## REQUIRED TASK:
Within this material, how many lines have the string "document" in them? The answer is a number, with nothing added.

## DATA:
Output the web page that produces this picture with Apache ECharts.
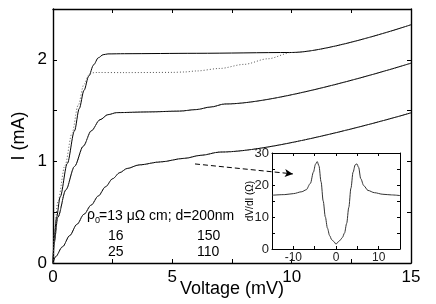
<!DOCTYPE html>
<html><head><meta charset="utf-8">
<script src="https://cdn.jsdelivr.net/npm/echarts@6/dist/echarts.min.js"></script>
<style>html,body{margin:0;padding:0;background:#fff}#c{width:436px;height:304px}</style>
</head><body><div id="c"></div>
<script>
// Main panel: I (mA) vs Voltage (mV)
const topSolid = [[0,0],[0.05,0.25],[0.15,0.45],[0.3,0.65],[0.6,0.98],[0.9,1.3],[1.1,1.52],[1.3,1.7],[1.5,1.84],[1.7,1.95],[1.9,2.02],[2.1,2.05],[2.3,2.058],[3,2.06],[6,2.064],[10,2.072],[15,2.345]];
const topDotted = [[0,0],[0.05,0.3],[0.2,0.6],[0.5,0.96],[0.8,1.28],[1.05,1.55],[1.3,1.76],[1.5,1.85],[1.65,1.872],[1.8,1.875],[3,1.874],[5,1.876],[5.5,1.88],[6,1.89],[7,1.915],[8,1.955],[9,2.01],[10,2.072],[15,2.345]];
const midSolid = [[0,0],[0.05,0.2],[0.2,0.45],[0.54,0.72],[0.9,0.95],[1.27,1.15],[1.6,1.3],[1.97,1.41],[2.3,1.46],[2.67,1.48],[4,1.487],[5.3,1.495],[6,1.51],[6.6,1.535],[7.2,1.565],[15,1.967]];
const midDotted = [[0,0],[0.05,0.2],[0.2,0.45],[0.54,0.72],[0.9,0.95],[1.27,1.15],[1.6,1.3],[1.97,1.41],[2.3,1.46],[2.67,1.48],[4,1.487],[5.3,1.495],[6,1.51],[6.6,1.535],[7.2,1.565],[15,1.967]];
const botSolid = [[0,0],[0.1,0.06],[0.4,0.16],[0.7,0.27],[1.0,0.38],[1.3,0.48],[1.6,0.57],[1.9,0.66],[2.2,0.75],[2.5,0.83],[2.8,0.89],[3.1,0.93],[3.6,0.965],[4.5,0.995],[5.5,1.03],[6.2,1.06],[7,1.092],[15,1.478]];
const botDotted = [[0,0],[0.1,0.06],[0.4,0.16],[0.7,0.27],[1.0,0.38],[1.3,0.48],[1.6,0.57],[1.9,0.66],[2.2,0.75],[2.5,0.83],[2.8,0.89],[3.1,0.93],[3.6,0.965],[4.5,0.995],[5.5,1.03],[6.2,1.06],[7,1.092],[15,1.478]];
// Arrow annotation (data coords)
const arrowFrom = [5.95, 0.975];
const arrowTo = [10.05, 0.877];
// Inset: dV/dI (Ω) vs voltage
const insetV = [-15,-12,-10,-8,-7,-6,-5.3,-4.8,-4.4,-4.0,-3.5,-3,-2.5,-2,-1.5,-1,-0.5,0,0.5,1,1.5,2,2.5,3,3.5,4,4.5,4.9,5.3,5.8,6.5,7.5,9,11,13,15];
const insetR = [16.8,17.0,17.3,17.9,18.5,20.5,24,26.5,27.3,26,21,15,10,6.5,4.2,2.9,2.3,1.5,2.2,2.8,3.6,5,8,13,19,24,26.3,26.6,25.5,22,19.8,18.3,17.6,17.1,16.9,16.7];
// Labels
const xTitle = 'Voltage (mV)';
const yTitle = 'I (mA)';
const insetYTitle = 'dV/dI (Ω)';
const legendRows = [['16','150'],['25','110']];

const FF = "'Liberation Sans', Arial, Helvetica, sans-serif";
const chart = echarts.init(document.getElementById('c'), null, {renderer:'canvas'});

function ax(extra){
  return Object.assign({
    type:'value',
    axisLine:{show:true,onZero:false,lineStyle:{color:'#000',width:1.4}},
    axisTick:{show:true,inside:true,length:4,lineStyle:{color:'#000',width:1}},
    splitLine:{show:false},
    axisLabel:{show:false},
    nameMoveOverlap:false
  }, extra);
}
const insetLine = {show:true,onZero:false,lineStyle:{color:'#000',width:1}};
const insetTick = {show:true,inside:true,length:3,lineStyle:{color:'#000',width:1}};
const lineBase = {type:'line', showSymbol:false, symbol:'none', smooth:0.3, smoothMonotone:'x', animation:false, silent:true};
const dotStyle = {color:'#555',width:1,type:[1,2]};

chart.setOption({
  animation:false,
  backgroundColor:'#fff',
  grid:[
    {left:53, top:9, width:358, height:254, outerBoundsMode:'none', containLabel:false},
    {left:272, top:153, width:128, height:96, outerBoundsMode:'none', containLabel:false, backgroundColor:'#fff', show:true, borderWidth:0}
  ],
  xAxis:[
    ax({gridIndex:0, min:0, max:15, interval:2.5, position:'bottom',
      axisLabel:{show:true, color:'#000', fontSize:17, fontFamily:FF, margin:6,
        formatter:v=> (v%5===0? String(v):'')},
      name:xTitle, nameLocation:'middle', nameGap:17, nameTextStyle:{color:'#000',fontSize:18,fontFamily:FF}}),
    ax({gridIndex:0, min:0, max:15, interval:2.5, position:'top'}),
    ax({gridIndex:1, min:-15, max:15, interval:5, position:'bottom', axisLine:insetLine, axisTick:insetTick,
      axisLabel:{show:true, color:'#222', fontSize:12, fontFamily:FF, margin:3,
        formatter:v=> (v%10===0 && Math.abs(v)<15 ? String(v):'')}}),
    ax({gridIndex:1, min:-15, max:15, interval:5, position:'top', axisLine:insetLine, axisTick:insetTick})
  ],
  yAxis:[
    ax({gridIndex:0, min:0, max:2.5, interval:0.5, position:'left',
      axisLabel:{show:true, color:'#000', fontSize:17, fontFamily:FF, margin:6,
        formatter:v=> (Math.abs(v-Math.round(v))<1e-9 && v<2.4 ? String(Math.round(v)):'')},
      name:yTitle, nameLocation:'middle', nameGap:25, nameRotate:90, nameTextStyle:{color:'#000',fontSize:18,fontFamily:FF}}),
    ax({gridIndex:0, min:0, max:2.5, interval:0.5, position:'right'}),
    ax({gridIndex:1, min:0, max:30, interval:5, position:'left', axisLine:insetLine, axisTick:insetTick,
      axisLabel:{show:true, color:'#222', fontSize:13, fontFamily:FF, margin:3,
        formatter:v=> (v%10===0? String(v):'')},
      name:insetYTitle, nameLocation:'middle', nameGap:17, nameRotate:90, nameTextStyle:{color:'#000',fontSize:10,fontFamily:FF}}),
    ax({gridIndex:1, min:0, max:30, interval:5, position:'right', axisLine:insetLine, axisTick:insetTick})
  ],
  series:[
    Object.assign({}, lineBase, {xAxisIndex:0, yAxisIndex:0, data:topSolid, lineStyle:{color:'#000',width:1}}),
    Object.assign({}, lineBase, {xAxisIndex:0, yAxisIndex:0, data:topDotted, lineStyle:dotStyle}),
    Object.assign({}, lineBase, {xAxisIndex:0, yAxisIndex:0, data:midSolid, lineStyle:{color:'#000',width:1}}),
    Object.assign({}, lineBase, {xAxisIndex:0, yAxisIndex:0, data:midDotted, lineStyle:dotStyle}),
    Object.assign({}, lineBase, {xAxisIndex:0, yAxisIndex:0, data:botSolid, lineStyle:{color:'#000',width:1}}),
    Object.assign({}, lineBase, {xAxisIndex:0, yAxisIndex:0, data:botDotted, lineStyle:dotStyle,
      markLine:{silent:true, animation:false, symbol:['none','arrow'], symbolSize:[6,8], label:{show:false},
        lineStyle:{color:'#000',width:1,type:[5,3]},
        data:[[{coord:arrowFrom},{coord:arrowTo}]]}}),
    Object.assign({}, lineBase, {xAxisIndex:2, yAxisIndex:2, data:insetV.map((v,i)=>[v,insetR[i]]), smooth:0.3, lineStyle:{color:'#333',width:1}})
  ],
  graphic:[
    {type:'text', left:87, top:208, style:{text:'ρ', font:'14px '+FF, fill:'#000'}},
    {type:'text', left:95, top:216, style:{text:'0', font:'9px '+FF, fill:'#000'}},
    {type:'text', left:99, top:209, style:{text:'=13 μΩ cm; d=200nm', font:'14px '+FF, fill:'#000'}},
    {type:'text', left:108, top:229, style:{text:legendRows[0][0], font:'14px '+FF, fill:'#000'}},
    {type:'text', left:197, top:229, style:{text:legendRows[0][1], font:'14px '+FF, fill:'#000'}},
    {type:'text', left:108, top:245, style:{text:legendRows[1][0], font:'14px '+FF, fill:'#000'}},
    {type:'text', left:197, top:245, style:{text:legendRows[1][1], font:'14px '+FF, fill:'#000'}}
  ]
});
</script></body></html>
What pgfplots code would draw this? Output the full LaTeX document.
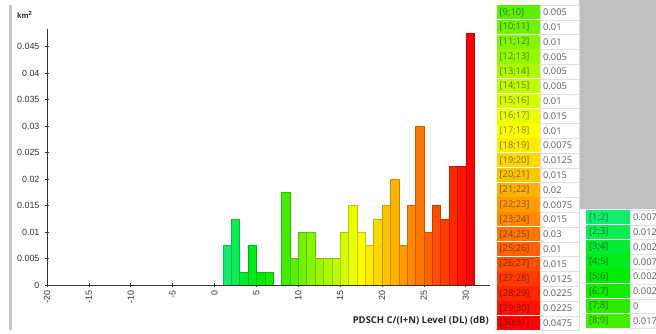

## WRITTEN RESPONSE:
2